The Second Derivative Test

Previously, we determined whether a critical number $c$ of a function $f$ indicated a local extreme value of $f$ by looking at the sign of $f'$ on either side of $c$.  If $f'$ changed sign at $c$, there was a local extreme value there, since $f'$ changes sign exactly where $f$ changes direction.  This is the first derivative test, where we use the first derivative to determine where we have local extrema. 

On this slide we use another method that might allow us to determine whether there is a local extreme value at $x=c$.  It uses the second derivative as well as the first, so we call it the second derivative test.

First, we formalize the concavity concepts from our previous work:

Concavity Test:

 If $f''(x)>0$ for all $x$ in an open interval, then f is concave up on that interval; i.e. $$\large f''>0\Longleftrightarrow f'\uparrow\Longleftrightarrow f \cup$$

If $f ''(x) < 0$ for all $x$ in an open interval, then f is concave down on that interval; i.e. $$\large f''<0\Longleftrightarrow f'\downarrow\Longleftrightarrow f \cap$$


Now, we use the concavity test to get an alternative process to find local extreme values.

Second Derivative Test:
  • If $f'(c)=0$ and $f''(c) \gt 0$, then there is a local minimum at $x=c$.
  • If $f'(c)=0$ and $f''(c) \lt 0$, then there is a local maximum at $x=c$.
  • If $f'(c)=0$ and $f''(c)=0$, or if $f''(c)$ doesn't exist, then the test is inconclusive.
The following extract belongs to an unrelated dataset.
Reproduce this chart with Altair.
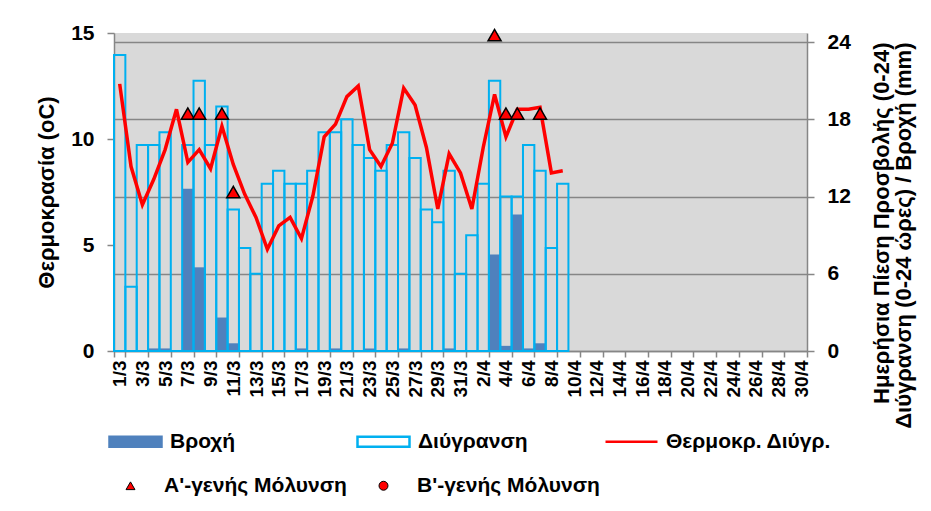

There might be a local maximum or minimum, or there might be a point of inflection.


The reasoning behind the test is simple:  If a point is a max, at the top of a hill, it must be on the (concave down) top of the upside-down bowl.  Similarly, if a point is a min, at the bottom of a valley, it must be on the (concave up) bottom of the right-side-up bowl.  So $f$ concave down at a critical number $c$ indicates a max, and $f$ concave up at $c$ indicates a min.

Another perspective:  If $f''(c) \gt 0$, then $f'(x)$ is increasing near $x=c$. Since $f'(c)=0$, this means that $f'(x)$ used to be negative and is about to be positive. So the curve bottoms out at $x=c$ and then heads back up. The critical number $x=c$ is the bottom of the concave-up bowl. Likewise, if $f''(c) \lt 0$ and $f'(c)=0$, then $f'(x)$ is decreasing; it used to be positive and is about to be negative. The point $x=c$ is at the top of an upside-down bowl.

Notice:  As is indicated in the third option of the test, if a critical number $c$ is also a subcritical number, then the second derivative test cannot help determine whether or not there is a max or min at $c$.


Example:  Find the concavity of $f(x) = x^3 - 3x^2$ using the second derivative test. 

DO:  Try this before reading the solution, using the process above.


Solution: Since $f'(x)=3x^2-6x=3x(x-2)$, our two critical points for $f$ are at $x=0$ and $x=2$.  Meanwhile, $f''(x)=6x-6$, so the only subcritical number for $f$ is at $x=1$.  As we saw in our previous work on this problem, $f''$ is negative for $x \lt 1$ and positive for $x \gt 1$, so our curve is concave down for $x \lt 1$ and concave up for $x \gt 1$, and there is a point of inflection at $x=1$.

To use the second derivative test, we check the concavity of $f$ at the critical numbers.  We see that at $x=0$, $x<1$ so $f$ is concave down there.  Thus we have a local maximum at $x=0$.  At $x=2$, since $x>1$ $f$ is concave up there, so we have a local minimum at $x=2$.  These results agree with what we got from the first derivative test.